VTrune installs a kernel module called vtsspp that uses kprobe (a tracing points in the kernel). I also assume it works in a similar way that perf and oprofile work, but the huge advantage is the very clear and easy to use graphical user interface, especially for multithreaded applications.

vtune  vtune2

Conclusions / TL;DR

Profiling an application can be very tricky. Using the simple test mentioned, different profilers pointed to different directions. In the end I found that

  1. oprofile and VTune were probably the tools that gave the clearest answers.
  2. Perf looks like a great system-wide profiler that give a lot of information on the kernel too, but I found it harder to use it to profile a user space application (perhaps it’s just lack of experience with this tool).
  3. Google’s pprof is so fast that it’s worth using during development, even if the results are not as accurate as the previously mentioned tools.
  4. Callgrind gave me a good idea of the dependencies (call graph), but it’s very very slow.
  5. I would avoid using gprof, given that the other profilers give a much clearer idea of what’s going on.

Further Notes

Profilers can be difficult to use and understand, to the point that some people say they lie. I really think the tricky thing in profiling is understanding two things:

  1. What you are looking for. When you decide to profile a program, what are you really looking for? If your program has many waits or if it accesses the disk frequently, you might want to focus on debugging these kind of operations when they happen.

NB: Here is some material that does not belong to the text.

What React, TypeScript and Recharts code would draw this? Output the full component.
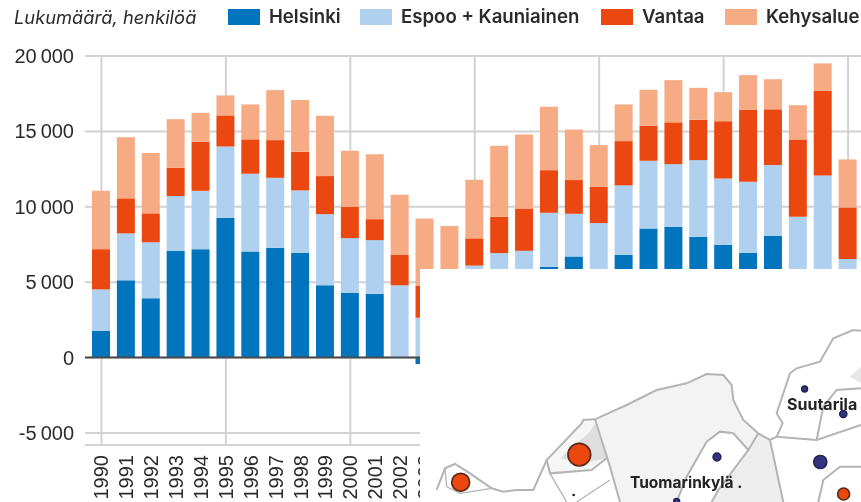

A profiler might give you some information about how the processor do during a run of a given binary, but it might not answer directly to the problem you are trying to solve.
  2. How the profiler works. As you can see from the example above, the profiler might point in different directions when you try to understand where time is spent. Even if it can be boring, it is important to understand what does the profiler do and how to read the collected information. Reading the documentation can really save you time.